Bundibugyo Ebola Outbreak Widens in Eastern Congo and Uganda, Response Scaled Up
U.N. agencies and aid partners are rapidly expanding the Ebola response in eastern Democratic Republic of the Congo as an outbreak caused by the rarer Bundibugyo strain grows faster, spreads across borders and becomes harder to contain in a conflict zone.
The acceleration is visible in the numbers. The World Health Organization said in a report published June 13 that there were 676 confirmed cases and 136 confirmed deaths in Congo as of June 10, and 695 confirmed cases across Congo and Uganda combined. By June 18, however, Africa CDC told The Associated Press that the two-country outbreak had climbed to about 894 confirmed cases and had passed 200 deaths. WHO and Congolese authorities have said part of the increase reflects expanded testing and the clearing of sample backlogs, not only same-day transmission, but the rise still underscores how quickly the outbreak is widening.

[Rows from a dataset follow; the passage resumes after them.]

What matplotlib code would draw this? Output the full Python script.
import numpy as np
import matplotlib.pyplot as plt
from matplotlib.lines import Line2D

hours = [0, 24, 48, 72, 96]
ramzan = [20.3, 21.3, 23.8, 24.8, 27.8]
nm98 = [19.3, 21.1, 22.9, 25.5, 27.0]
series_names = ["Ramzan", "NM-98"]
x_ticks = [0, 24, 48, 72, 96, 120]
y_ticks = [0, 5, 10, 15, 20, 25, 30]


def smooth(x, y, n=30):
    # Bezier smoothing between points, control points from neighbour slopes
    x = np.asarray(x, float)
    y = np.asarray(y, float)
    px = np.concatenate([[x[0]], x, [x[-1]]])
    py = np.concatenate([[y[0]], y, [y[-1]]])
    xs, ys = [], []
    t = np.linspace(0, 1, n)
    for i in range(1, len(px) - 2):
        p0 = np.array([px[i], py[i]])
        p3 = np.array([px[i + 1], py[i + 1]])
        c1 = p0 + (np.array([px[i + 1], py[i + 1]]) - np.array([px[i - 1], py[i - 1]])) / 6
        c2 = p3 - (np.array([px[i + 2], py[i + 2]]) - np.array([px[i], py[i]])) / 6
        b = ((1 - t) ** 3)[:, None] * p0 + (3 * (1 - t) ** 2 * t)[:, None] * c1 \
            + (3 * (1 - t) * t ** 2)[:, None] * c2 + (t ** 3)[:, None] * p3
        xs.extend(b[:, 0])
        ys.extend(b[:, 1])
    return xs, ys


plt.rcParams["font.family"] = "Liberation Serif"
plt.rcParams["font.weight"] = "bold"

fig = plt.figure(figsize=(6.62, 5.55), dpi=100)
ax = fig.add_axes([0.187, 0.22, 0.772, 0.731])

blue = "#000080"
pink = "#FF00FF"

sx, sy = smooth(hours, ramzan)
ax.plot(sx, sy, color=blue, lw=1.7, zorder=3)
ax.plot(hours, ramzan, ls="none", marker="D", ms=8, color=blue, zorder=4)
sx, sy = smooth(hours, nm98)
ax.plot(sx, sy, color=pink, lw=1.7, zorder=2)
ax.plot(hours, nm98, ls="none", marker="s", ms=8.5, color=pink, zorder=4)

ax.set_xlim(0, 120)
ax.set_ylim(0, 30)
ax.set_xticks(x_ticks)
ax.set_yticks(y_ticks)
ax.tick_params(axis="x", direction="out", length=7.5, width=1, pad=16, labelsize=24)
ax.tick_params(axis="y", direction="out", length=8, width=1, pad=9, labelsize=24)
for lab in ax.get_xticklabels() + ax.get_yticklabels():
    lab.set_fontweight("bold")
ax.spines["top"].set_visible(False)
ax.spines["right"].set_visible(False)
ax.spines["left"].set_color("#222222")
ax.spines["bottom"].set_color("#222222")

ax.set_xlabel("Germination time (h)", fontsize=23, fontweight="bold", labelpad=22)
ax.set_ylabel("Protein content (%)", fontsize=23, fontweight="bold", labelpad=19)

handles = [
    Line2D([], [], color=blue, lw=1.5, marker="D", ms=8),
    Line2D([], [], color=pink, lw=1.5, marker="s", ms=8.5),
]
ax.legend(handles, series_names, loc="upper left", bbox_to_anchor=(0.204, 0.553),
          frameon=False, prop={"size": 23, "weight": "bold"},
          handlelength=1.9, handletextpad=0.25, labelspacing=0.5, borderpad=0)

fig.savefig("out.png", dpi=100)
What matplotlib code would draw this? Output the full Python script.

Congo declared the outbreak May 15 after laboratory testing identified Bundibugyo ebolavirus, according to WHO’s Disease Outbreak News. The outbreak is centered in eastern Congo, especially Ituri province, and has expanded into health zones in North Kivu and South Kivu, according to WHO and U.N. reporting. Cross-border transmission into Uganda has also been confirmed. WHO reported 19 confirmed cases in Uganda as of June 11, including imported infections and some secondary cases, showing that the outbreak is no longer confined to one country.
Containing Ebola in eastern Congo is especially difficult because the outbreak is unfolding amid armed violence, population displacement and attacks that disrupt health services. Those conditions complicate basic control measures such as tracing contacts, isolating people who are sick and carrying out safe burials. “We cannot build community trust or isolate the sick while bombs are falling,” WHO Director-General Tedros Adhanom Ghebreyesus said, according to U.N. Geneva on May 27. Médecins Sans Frontières, or Doctors Without Borders, warned June 15 that major gaps remain in surveillance, diagnostics, contact tracing and community engagement. “One month on, the Ebola disease outbreak is outpacing the response effort,” said Kate White, MSF’s emergency medical coordinator in Congo.
The Bundibugyo strain adds another layer of difficulty. Unlike some Ebola outbreaks caused by Zaire ebolavirus, there is no licensed vaccine and no approved strain-specific treatment for Bundibugyo ebolavirus, according to WHO, leaving responders with fewer proven tools. WHO Director-General Tedros determined on May 17 that the Congo-Uganda Bundibugyo outbreak constitutes a Public Health Emergency of International Concern, the agency’s highest level of alarm for an extraordinary public health event that risks spreading internationally and requires a coordinated response. WHO has also noted that this is Congo’s 17th recorded Ebola outbreak.
The response is now being scaled up across the region. WHO, Africa CDC and partners have launched a broader preparedness and response plan seeking about $518 million for affected and at-risk countries. WHO, UNICEF, the International Organization for Migration, the U.N. refugee agency and other partners are increasing personnel, supplies, mobile laboratories, logistics support and community outreach in Congo, Uganda and neighboring countries at risk. The push reflects a stark reality that health officials and aid groups are now stating openly: the response is being expanded because the outbreak is outpacing current efforts to bring it under control.